There is no free licence that requires a redistributor to link back through all previous versions, or to make them available on demand. Nor is there likely to be, because it would fail what the Debian folks call the Desert Island test: a group working on a derivative of a piece of free software in isolation can't meet the requirement. If the requirement is to link, and one of the earlier repositories moves, how are they, without internet, to know? And if the requirement is to distribute, how are they to get hold of (say) a library that they are later told was once part of what they're currently working on but was removed before they made a copy and went to the island?

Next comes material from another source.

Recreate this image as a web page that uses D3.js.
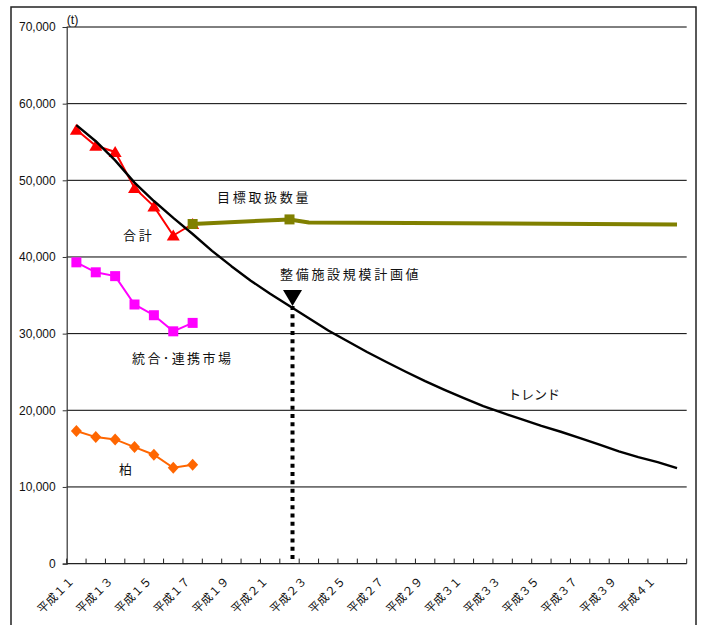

So if we step back to a licence that requires a link to the source of the work as-distributed, I would urge you not to start adding extra clauses to existing licences. The community refers to these as crayon licences, and there is ample reason to think them a bad idea.
I don't know why you've avoided the idea of a strong copyleft licence. Perhaps it's the requirement that derivatives be bound by the same licence? Unfortunately, for what you want, that's necessary: without it, I can use your code and not provide source to my users, by getting a friend to take a copy of your code, and distribute it to me without the additional clause, which MIT+clause doesn't forbid.
So it seems to me that you might as well use the GPL. Version 3 requires that the source be linked to when the distribution itself is over a network (s6d), and it requires that derivatives be published under the same terms (s5c); version 2 has similar language. You could also use the MPL, since you mention it, but it makes your code less-useful for reuse, because the requirements for combining it with GPL code are a bit baroque.